— Start Recorded data —

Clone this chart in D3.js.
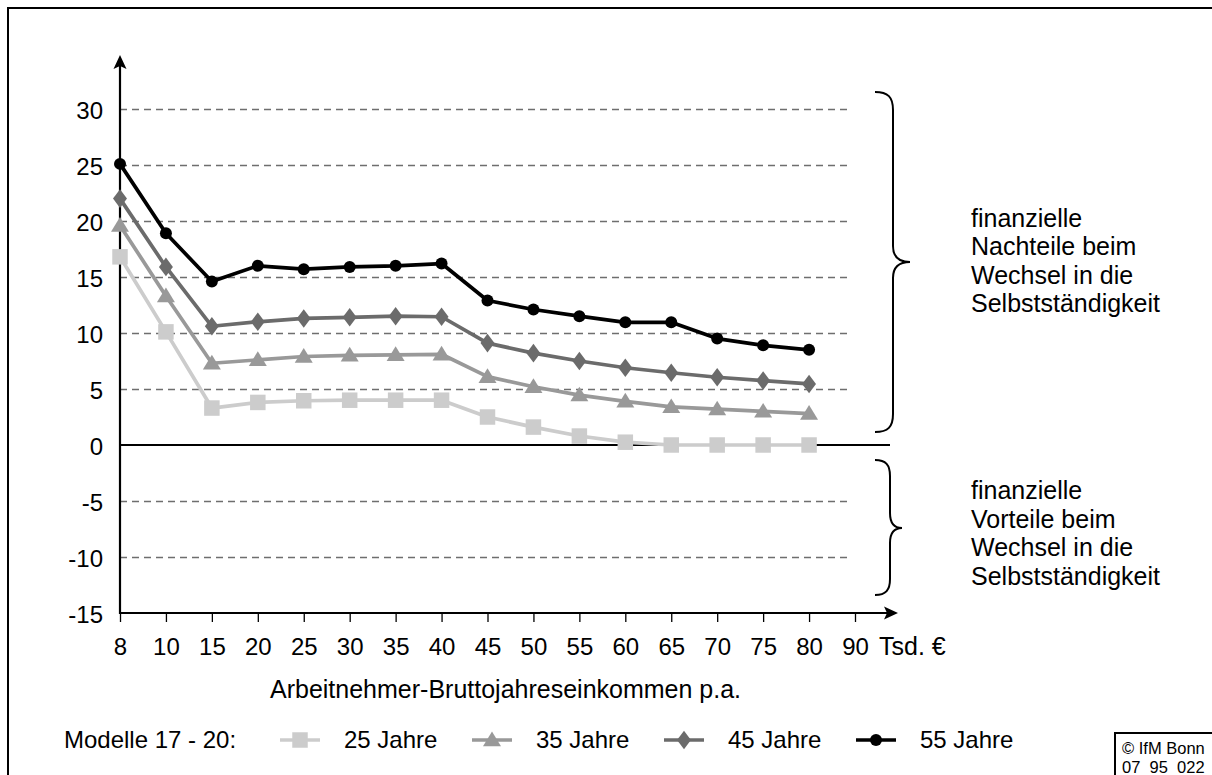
<!DOCTYPE html>
<html>
<head>
<meta charset="utf-8">
<script src="https://cdn.jsdelivr.net/npm/d3@7"></script>
<style>
  html, body { margin: 0; padding: 0; background: #fff; }
  svg { display: block; font-family: "Liberation Sans", Arial, sans-serif; }
</style>
</head>
<body>
<svg id="chart" width="1212" height="775"></svg>
<script>
// ---- data ----
const categories = ["8","10","15","20","25","30","35","40","45","50","55","60","65","70","75","80","90"];
const dataCategories = ["8","10","15","20","25","30","35","40","45","50","55","60","65","70","75","80"];
const seriesNames = ["25 Jahre","35 Jahre","45 Jahre","55 Jahre"];
const values25 = [16.8, 10.1, 3.3, 3.8, 3.95, 4.0, 4.0, 4.0, 2.5, 1.6, 0.8, 0.25, 0, 0, 0, 0];
const values35 = [19.6, 13.3, 7.3, 7.6, 7.9, 8.0, 8.05, 8.1, 6.1, 5.2, 4.45, 3.9, 3.4, 3.2, 3.0, 2.8];
const values45 = [22.0, 15.9, 10.6, 11.0, 11.3, 11.4, 11.5, 11.45, 9.1, 8.2, 7.5, 6.9, 6.45, 6.05, 5.75, 5.45];
const values55 = [25.1, 18.9, 14.6, 16.0, 15.7, 15.9, 16.0, 16.2, 12.9, 12.1, 11.5, 10.95, 10.95, 9.5, 8.9, 8.5];
const yTicks = [-15, -10, -5, 0, 5, 10, 15, 20, 25, 30];
const legendTitle = "Modelle 17 - 20:";
const xUnit = "Tsd. €";
const xTitle = "Arbeitnehmer-Bruttojahreseinkommen p.a.";
const upperNote = ["finanzielle", "Nachteile beim", "Wechsel in die", "Selbstständigkeit"];
const lowerNote = ["finanzielle", "Vorteile beim", "Wechsel in die", "Selbstständigkeit"];
const credit = ["© IfM Bonn", "07  95  022"];

// ---- setup ----
const svg = d3.select("#chart");
const FONT = 25;
const FF = "Liberation Sans, Arial, sans-serif";
const x = d3.scalePoint().domain(categories).range([120, 855]);
const y = d3.scaleLinear().domain([-15, 30]).range([613, 109]);

// outer frame
svg.append("rect").attr("x", 8).attr("y", 8).attr("width", 1230).attr("height", 800)
  .attr("fill", "none").attr("stroke", "#000").attr("stroke-width", 2);

// grid (dashed)
svg.append("g").attr("transform", "translate(120,0)")
  .call(d3.axisLeft(y).tickValues(yTicks.filter(v => v !== 0 && v !== -15)).tickSize(-730).tickFormat(""))
  .call(g => g.select(".domain").remove())
  .call(g => g.selectAll("line").attr("stroke", "#6e6e6e").attr("stroke-width", 1.6).attr("stroke-dasharray", "7,5"));

// zero line
svg.append("line").attr("x1", 120).attr("x2", 890).attr("y1", y(0)).attr("y2", y(0))
  .attr("stroke", "#000").attr("stroke-width", 2.2);

// y axis labels
svg.append("g").attr("transform", "translate(120,0)")
  .call(d3.axisLeft(y).tickValues(yTicks).tickSize(0).tickPadding(17).tickFormat(d => String(d)))
  .call(g => g.select(".domain").remove())
  .call(g => g.selectAll("text").attr("font-size", 24).attr("fill", "#000")
      .attr("font-family", FF).attr("dy", "0.38em"));

// x axis
svg.append("g").attr("transform", `translate(0,${y(-15)})`)
  .call(d3.axisBottom(x).tickSize(9).tickPadding(16))
  .call(g => g.select(".domain").remove())
  .call(g => g.selectAll("line").attr("stroke", "#000").attr("stroke-width", 1.3))
  .call(g => g.selectAll("text").attr("font-size", 24).attr("fill", "#000").attr("font-family", FF));

// axis lines with arrows
svg.append("line").attr("x1", 120).attr("x2", 120).attr("y1", y(-15) + 1).attr("y2", 60)
  .attr("stroke", "#000").attr("stroke-width", 2.2);
svg.append("path").attr("d", "M120,55 L126.5,69 L120,66 L113.5,69 Z").attr("fill", "#000");
svg.append("line").attr("x1", 119).attr("x2", 893).attr("y1", y(-15)).attr("y2", y(-15))
  .attr("stroke", "#000").attr("stroke-width", 2.2);
svg.append("path").attr("d", `M898,${y(-15)} L884,${y(-15)-6.5} L887,${y(-15)} L884,${y(-15)+6.5} Z`).attr("fill", "#000");

// unit and title
svg.append("text").attr("x", 879).attr("y", 655).attr("font-size", FONT).text(xUnit);
svg.append("text").attr("x", 270).attr("y", 698).attr("font-size", FONT).text(xTitle);

// ---- series ----
const shapes = {
  square: s => `M${-s/2},${-s/2}h${s}v${s}h${-s}Z`,
  triangle: s => `M0,${-s*0.55}L${s*0.58},${s*0.4}L${-s*0.58},${s*0.4}Z`,
  diamond: s => `M0,${-s*0.6}L${s*0.45},0L0,${s*0.6}L${-s*0.45},0Z`,
};
const series = [
  { name: seriesNames[0], values: values25, color: "#cccccc", shape: "square", size: 15.5 },
  { name: seriesNames[1], values: values35, color: "#999999", shape: "triangle", size: 15.5 },
  { name: seriesNames[2], values: values45, color: "#6b6b6b", shape: "diamond", size: 15.5 },
  { name: seriesNames[3], values: values55, color: "#000000", shape: "circle", size: 12 },
];
const line = d3.line().x((d, i) => x(dataCategories[i])).y(d => y(d));

function drawMarker(g, s, cx, cy) {
  if (s.shape === "circle") {
    g.append("circle").attr("cx", cx).attr("cy", cy).attr("r", s.size / 2).attr("fill", s.color);
  } else {
    g.append("path").attr("d", shapes[s.shape](s.size))
      .attr("transform", `translate(${cx},${cy})`).attr("fill", s.color);
  }
}

series.forEach(s => {
  const g = svg.append("g");
  g.append("path").datum(s.values).attr("d", line).attr("fill", "none")
    .attr("stroke", s.color).attr("stroke-width", 3.7).attr("stroke-linejoin", "round");
  s.values.forEach((v, i) => drawMarker(g, s, x(dataCategories[i]), y(v)));
});

// ---- braces and notes ----
svg.append("path")
  .attr("d", "M875,92 C888,92 893,97 893,110 L893,246 C893,256 898,262 910,262 C898,262 893,268 893,278 L893,414 C893,427 888,432 875,432")
  .attr("fill", "none").attr("stroke", "#000").attr("stroke-width", 2);
svg.append("path")
  .attr("d", "M875,460 C886,460 890,465 890,476 L890,513 C890,523 894,528 902,528 C894,528 890,533 890,543 L890,579 C890,590 886,595 875,595")
  .attr("fill", "none").attr("stroke", "#000").attr("stroke-width", 2);

upperNote.forEach((t, i) => svg.append("text").attr("x", 971).attr("y", 227 + i * 28.3).attr("font-size", FONT).text(t));
lowerNote.forEach((t, i) => svg.append("text").attr("x", 971).attr("y", 499 + i * 28.5).attr("font-size", FONT).text(t));

// ---- legend ----
svg.append("text").attr("x", 64).attr("y", 748).attr("font-size", 24).text(legendTitle);
const legendPos = [300, 492, 684, 876];
series.forEach((s, i) => {
  const g = svg.append("g");
  const cx = legendPos[i], cy = 740;
  g.append("line").attr("x1", cx - 20).attr("x2", cx + 20).attr("y1", cy).attr("y2", cy)
    .attr("stroke", s.color).attr("stroke-width", 3.7);
  drawMarker(g, s, cx, cy);
  g.append("text").attr("x", cx + 44).attr("y", 748).attr("font-size", 24).text(s.name);
});

// ---- credit box ----
svg.append("rect").attr("x", 1115).attr("y", 733).attr("width", 120).attr("height", 60)
  .attr("fill", "none").attr("stroke", "#000").attr("stroke-width", 2);
credit.forEach((t, i) => svg.append("text").attr("x", 1122).attr("y", 754 + i * 19)
  .attr("font-size", 16.5).attr("xml:space", "preserve").style("white-space", "pre").text(t));
</script>
</body>
</html>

— End Recorded data —

**Instructions to follow:** Repeat the lines exactly as they stand, from the opening line of the data through the line with "const y = d3.scaleLinear().domain([-15, 30]).range([613, 109]);". Pictures stay out of the copy.

**Output:**
Clone this chart in D3.js.
<!DOCTYPE html>
<html>
<head>
<meta charset="utf-8">
<script src="https://cdn.jsdelivr.net/npm/d3@7"></script>
<style>
  html, body { margin: 0; padding: 0; background: #fff; }
  svg { display: block; font-family: "Liberation Sans", Arial, sans-serif; }
</style>
</head>
<body>
<svg id="chart" width="1212" height="775"></svg>
<script>
// ---- data ----
const categories = ["8","10","15","20","25","30","35","40","45","50","55","60","65","70","75","80","90"];
const dataCategories = ["8","10","15","20","25","30","35","40","45","50","55","60","65","70","75","80"];
const seriesNames = ["25 Jahre","35 Jahre","45 Jahre","55 Jahre"];
const values25 = [16.8, 10.1, 3.3, 3.8, 3.95, 4.0, 4.0, 4.0, 2.5, 1.6, 0.8, 0.25, 0, 0, 0, 0];
const values35 = [19.6, 13.3, 7.3, 7.6, 7.9, 8.0, 8.05, 8.1, 6.1, 5.2, 4.45, 3.9, 3.4, 3.2, 3.0, 2.8];
const values45 = [22.0, 15.9, 10.6, 11.0, 11.3, 11.4, 11.5, 11.45, 9.1, 8.2, 7.5, 6.9, 6.45, 6.05, 5.75, 5.45];
const values55 = [25.1, 18.9, 14.6, 16.0, 15.7, 15.9, 16.0, 16.2, 12.9, 12.1, 11.5, 10.95, 10.95, 9.5, 8.9, 8.5];
const yTicks = [-15, -10, -5, 0, 5, 10, 15, 20, 25, 30];
const legendTitle = "Modelle 17 - 20:";
const xUnit = "Tsd. €";
const xTitle = "Arbeitnehmer-Bruttojahreseinkommen p.a.";
const upperNote = ["finanzielle", "Nachteile beim", "Wechsel in die", "Selbstständigkeit"];
const lowerNote = ["finanzielle", "Vorteile beim", "Wechsel in die", "Selbstständigkeit"];
const credit = ["© IfM Bonn", "07  95  022"];

// ---- setup ----
const svg = d3.select("#chart");
const FONT = 25;
const FF = "Liberation Sans, Arial, sans-serif";
const x = d3.scalePoint().domain(categories).range([120, 855]);
const y = d3.scaleLinear().domain([-15, 30]).range([613, 109]);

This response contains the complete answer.